The debate highlights most of the issues that would occupy John Locke later in the century. Wood wrote two books on John Locke, one looking at his underlying philosophy and another looking at the relationship between his political and economic ideas and the development of agrarian capitalism. Wood’s book on Locke is a substantive reply to the attempt by the Cambridge School historians – in this case, James Tully – to sweep aside the social interpretation of John Locke. This is no restatement of Macpherson’s thesis of ‘possessive individualism’; while there are affinities between Macpherson’s interpretation and that of Wood’s, Wood’s is more firmly rooted in the kind of empirical analysis that is the hallmark of hist approach to social contextualization. Perhaps as a result, Wood’s book has been largely ignored by the intellectual historian, preferring instead to prop up Macpherson as their whipping boy against Marxism.
Tyranny in America
Wood’s final book, published a year after his passing, was the aptly named Tyranny in America. In print four years before the onset of the crisis of finance capital, the book was less of a history of political thought than it was a scathing indictment on the vast disparaties of wealth opening up in American society. Part Tom Paine, part anti-Tocqueville, Tyranny in America pulled no punches, and depicted a venal socio-economic system in decline, resulting in the emergence of a new form of tyranny: the tyranny of the market.
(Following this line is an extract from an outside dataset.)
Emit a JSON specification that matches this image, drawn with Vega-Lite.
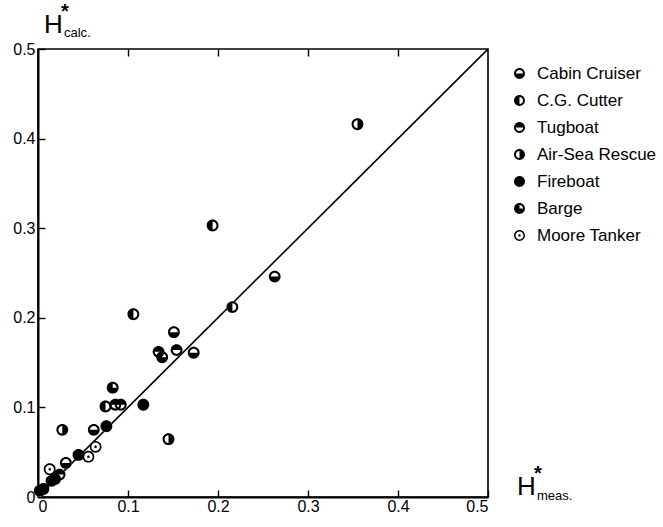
{
  "$schema": "https://vega.github.io/schema/vega-lite/v6.json",
  "width": 450,
  "height": 448,
  "autosize": {"type": "none"},
  "padding": {"left": 38, "top": 49, "right": 175, "bottom": 30},
  "background": "white",
  "config": {
    "view": {"stroke": "black", "strokeWidth": 1.6},
    "font": "Liberation Sans",
    "axis": {
      "domainColor": "black",
      "domainWidth": 2,
      "tickColor": "black",
      "tickWidth": 1.4,
      "grid": false,
      "labelColor": "black",
      "labelFont": "Liberation Sans",
      "labelFontSize": 16
    }
  },
  "data": {
    "values": [
      {"boat": "C.G. Cutter", "meas": 0.106, "calc": 0.204},
      {"boat": "Cabin Cruiser", "meas": 0.151, "calc": 0.184},
      {"boat": "Tugboat", "meas": 0.134, "calc": 0.162},
      {"boat": "Barge", "meas": 0.138, "calc": 0.156},
      {"boat": "Tugboat", "meas": 0.154, "calc": 0.164},
      {"boat": "Cabin Cruiser", "meas": 0.173, "calc": 0.161},
      {"boat": "Barge", "meas": 0.083, "calc": 0.122},
      {"boat": "C.G. Cutter", "meas": 0.075, "calc": 0.101},
      {"boat": "Tugboat", "meas": 0.086, "calc": 0.103},
      {"boat": "Tugboat", "meas": 0.092, "calc": 0.103},
      {"boat": "Fireboat", "meas": 0.117, "calc": 0.103},
      {"boat": "Air-Sea Rescue", "meas": 0.027, "calc": 0.075},
      {"boat": "Cabin Cruiser", "meas": 0.062, "calc": 0.075},
      {"boat": "Fireboat", "meas": 0.076, "calc": 0.079},
      {"boat": "Air-Sea Rescue", "meas": 0.145, "calc": 0.0645},
      {"boat": "Moore Tanker", "meas": 0.064, "calc": 0.056},
      {"boat": "Moore Tanker", "meas": 0.056, "calc": 0.045},
      {"boat": "Fireboat", "meas": 0.045, "calc": 0.047},
      {"boat": "Cabin Cruiser", "meas": 0.031, "calc": 0.038},
      {"boat": "Moore Tanker", "meas": 0.013, "calc": 0.031},
      {"boat": "Tugboat", "meas": 0.024, "calc": 0.025},
      {"boat": "Fireboat", "meas": 0.015, "calc": 0.018},
      {"boat": "Fireboat", "meas": 0.019, "calc": 0.02},
      {"boat": "Fireboat", "meas": 0.006, "calc": 0.009},
      {"boat": "Fireboat", "meas": 0.002, "calc": 0.007},
      {"boat": "C.G. Cutter", "meas": 0.194, "calc": 0.303},
      {"boat": "C.G. Cutter", "meas": 0.216, "calc": 0.212},
      {"boat": "Cabin Cruiser", "meas": 0.263, "calc": 0.246},
      {"boat": "Air-Sea Rescue", "meas": 0.355, "calc": 0.416}
    ]
  },
  "resolve": {"axis": {"x": "independent"}},
  "layer": [
    {
      "data": {"values": [{"meas": 0, "calc": 0}, {"meas": 0.5, "calc": 0.5}]},
      "mark": {"type": "line", "color": "black", "strokeWidth": 1.6, "clip": true},
      "encoding": {
        "x": {
          "field": "meas", "type": "quantitative",
          "scale": {"domain": [0, 0.5], "nice": false, "zero": false},
          "axis": {"orient": "top", "values": [0.1, 0.2, 0.3, 0.4], "labels": false, "domain": false, "tickSize": -7, "title": null}
        },
        "y": {
          "field": "calc", "type": "quantitative",
          "scale": {"domain": [0, 0.5], "nice": false, "zero": false},
          "axis": {"orient": "left", "values": [0, 0.1, 0.2, 0.3, 0.4, 0.5], "format": ".1~f", "tickSize": -7, "labelPadding": 10, "title": null}
        }
      }
    },
    {
      "mark": {"type": "point", "shape": "circle", "filled": true, "color": "white", "opacity": 1, "size": 140},
      "encoding": {
        "x": {"field": "meas", "type": "quantitative", "axis": null},
        "y": {"field": "calc", "type": "quantitative"}
      }
    },
    {
      "mark": {"type": "point", "filled": true, "color": "black", "opacity": 1, "size": 140, "strokeWidth": 0},
      "encoding": {
        "x": {
          "field": "meas", "type": "quantitative",
          "axis": {"orient": "bottom", "values": [0, 0.1, 0.2, 0.3, 0.4, 0.5], "format": ".1~f", "tickSize": -7, "labelPadding": 8, "title": null}
        },
        "y": {"field": "calc", "type": "quantitative"},
        "shape": {
          "field": "boat", "type": "nominal",
          "scale": {
            "domain": ["Cabin Cruiser", "C.G. Cutter", "Tugboat", "Air-Sea Rescue", "Fireboat", "Barge", "Moore Tanker"],
            "range": [
              "M1,0A1,1 0 0,1 -1,0A1,1 0 0,1 1,0Z M0.66,0A0.66,0.66 0 0,0 -0.66,0A0.66,0.66 0 0,0 0.66,0Z M-0.66,0A0.66,0.66 0 0,0 0.66,0Z",
              "M1,0A1,1 0 0,1 -1,0A1,1 0 0,1 1,0Z M0.66,0A0.66,0.66 0 0,0 -0.66,0A0.66,0.66 0 0,0 0.66,0Z M0,-0.66A0.66,0.66 0 0,0 0,0.66Z",
              "M1,0A1,1 0 0,1 -1,0A1,1 0 0,1 1,0Z M0.66,0A0.66,0.66 0 0,0 -0.66,0A0.66,0.66 0 0,0 0.66,0Z M-0.66,0A0.66,0.66 0 0,1 0.66,0Z",
              "M1,0A1,1 0 0,1 -1,0A1,1 0 0,1 1,0Z M0.66,0A0.66,0.66 0 0,0 -0.66,0A0.66,0.66 0 0,0 0.66,0Z M0,-0.66A0.66,0.66 0 0,1 0,0.66Z",
              "M1,0A1,1 0 0,1 -1,0A1,1 0 0,1 1,0Z",
              "M1,0A1,1 0 0,1 -1,0A1,1 0 0,1 1,0Z M0.66,0A0.66,0.66 0 0,0 -0.66,0A0.66,0.66 0 0,0 0.66,0Z M0,0L0,-0.66A0.66,0.66 0 1,0 0.66,0Z",
              "M1,0A1,1 0 0,1 -1,0A1,1 0 0,1 1,0Z M0.72,0A0.72,0.72 0 0,0 -0.72,0A0.72,0.72 0 0,0 0.72,0Z M0.22,0A0.22,0.22 0 0,1 -0.22,0A0.22,0.22 0 0,1 0.22,0Z"
            ]
          },
          "legend": {
            "orient": "none",
            "legendX": 473,
            "legendY": 16,
            "title": null,
            "padding": 0,
            "symbolSize": 120,
            "symbolFillColor": "black",
            "symbolStrokeWidth": 0,
            "symbolType": "circle",
            "labelFont": "Liberation Sans",
            "labelFontSize": 17,
            "labelColor": "black",
            "labelOffset": 9,
            "rowPadding": 9
          }
        }
      }
    },
    {
      "data": {"values": [{"part": "H"}]},
      "encoding": {
        "x": {"datum": 0, "type": "quantitative", "axis": null},
        "y": {"datum": 0.5, "type": "quantitative"}
      },
      "layer": [
        {"mark": {"type": "text", "text": "H", "fontSize": 26, "align": "left", "baseline": "alphabetic", "dx": 6, "dy": -16, "color": "black"}},
        {"mark": {"type": "text", "text": "*", "fontSize": 20, "fontWeight": "bold", "align": "left", "baseline": "alphabetic", "dx": 23, "dy": -31, "color": "black"}},
        {"mark": {"type": "text", "text": "calc.", "fontSize": 13, "align": "left", "baseline": "alphabetic", "dx": 26, "dy": -12, "color": "black"}}
      ]
    },
    {
      "data": {"values": [{"part": "H"}]},
      "encoding": {
        "x": {"datum": 0.5, "type": "quantitative", "axis": null},
        "y": {"datum": 0, "type": "quantitative"}
      },
      "layer": [
        {"mark": {"type": "text", "text": "H", "fontSize": 26, "align": "left", "baseline": "alphabetic", "dx": 29, "dy": -2, "color": "black"}},
        {"mark": {"type": "text", "text": "*", "fontSize": 20, "fontWeight": "bold", "align": "left", "baseline": "alphabetic", "dx": 46, "dy": -17, "color": "black"}},
        {"mark": {"type": "text", "text": "meas.", "fontSize": 13, "align": "left", "baseline": "alphabetic", "dx": 49, "dy": 3, "color": "black"}}
      ]
    }
  ]
}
Sheldon Wolin would make similar claims years later in his Democracy Incorporated: Managed Democracy and the Spectre of Inverted Totalitarianism. Wood’s last book was not cloaked in academic jargon, as is the case with so much contemporary ‘critical theory.’ Like all of his work, it was written in clear prose and rooted in solid empirical research, a testament to what he called in Reflections on Political Theory the ‘old fashioned’ tradition of the empirically oriented Enlightenment project, that aimed at attacking the ‘obscurantism and nihilism’ that characterizes so much academic post-modernism. It was also a testament to a belief that underpinned all of his work: that the political theorist, far from being detached and distinterested, is firmly engaged in the politics of his or her own time.